What is your advice for anyone who is thinking to start a business in the home décor field?
It’s only early days for me, but I think it’s important to enjoy and believe in what you do or what you are selling and to educate yourself as much as you can about your product and potential customer. Be aware that it is not easy, for many, to make a living in the design industries and it can be hard slog.
Take an interest in what is happening in the design world internationally, and also historically. If you are planning to be a decorator or designer, don’t understate the value of education in supporting your natural flair – nor for learning on the job by working with experienced designers. Be open to learning from and sharing with others and be respectful of the work of others. Be inspired but don’t imitate – create. Be your you.
What are the fabrics and wallpapers that you are obsessed with at the moment?
Gloria! I am obsessed with something new every day – anything that lands on my desk or that I see in a beautiful room. I really do love everything that is in the Nicola Lawrence collections, which is why I stock them. There are so many exquisite fabrics and wallpapers – so many colours, designs, textures – and so many opportunities to use them that I find it hard to narrow this down to one particular style.

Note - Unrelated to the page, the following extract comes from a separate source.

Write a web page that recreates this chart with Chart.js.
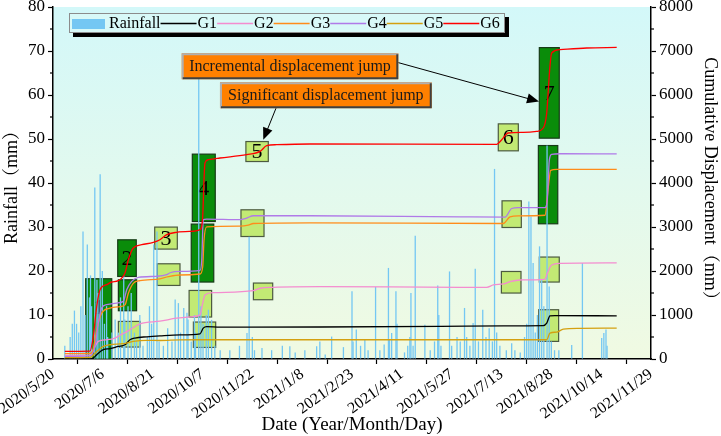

However, sometimes samples stay on my desk as I just can’t bring myself to put them away and for example, right now I have Madeleine Castaing’s Rayure de Fleurie fabric just waiting to be used (I need a new home). In general, I am drawn to the texture of the base cloths used by ‘my’ designers, the hand printed nature of the products, the depth of colour and the quality of these fabrics and wallpapers. I see something to be obsessed by in each design – but birds and flora/botanical prints do seem to be a continued devotion.
Finally, if you could pick one interior designer to decorate your own home, who would it be?
I admire so many so this would be hard – but if I had to today, having just re-read one of his books – it would be American designer Jeffrey Bilhuber. The home he created in rural Westchester is a dream – and is a perfect inspiration for decorating our farm house.